Winchester


Winchester began as Venta Belgarium under Roman rule but later developed as the Saxon Capital of Wessex under Alfred the Great. A visit to this ancient and historically important city will be greatly enhanced by a Blue Badge Guide who will ensure that you gain insight into the city and its people past and present.

By 1079 the building of the present Cathedral had begun. On the north side of the Cathedral the site of the two earlier building; the Old and New Minsters, can still be seen.  The present building has architecture spanning the years from 1079 to 1360.

There has been an ecclesial See at Winchester from 678 AD. Later the famous St Swithun became Bishop of the Diocese, his death in 852 AD and the subsequent removal of his body led to the legend of St Swithun’s Day and the threat of rain for 40 days and nights.

Evidence of the continued importance of Winchester after the Norman invasion can be seen in the medieval Great Hall with its Round Table. The Great Hall is what remains of the royal castle built in early 13th C and finally demolished in 1651.  The Round Table is said to be of the mythical Arthur and his Knights, but some will tell you differently.

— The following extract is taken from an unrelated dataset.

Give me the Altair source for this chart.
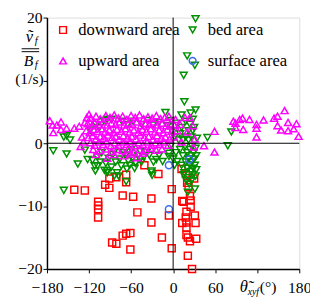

Bishop William of Wykeham founded a school in 1382 to train boys for the church. It continues in the same location today.  Near by is the house where Jane Austen lived for the last few weeks of her life, this and her grave in the Cathedral, have become places of pilgrimage for those who admire the woman and her work as a writer.

If time allows, your guide will lead you over water meadows to the Hospital of St Cross  where you will be rewarded not only by the beautiful 12th C church and medieval and Tudor alms houses of St Cross but also perhaps “The Wayfarer’s Dole”   bread and beer for the traveller.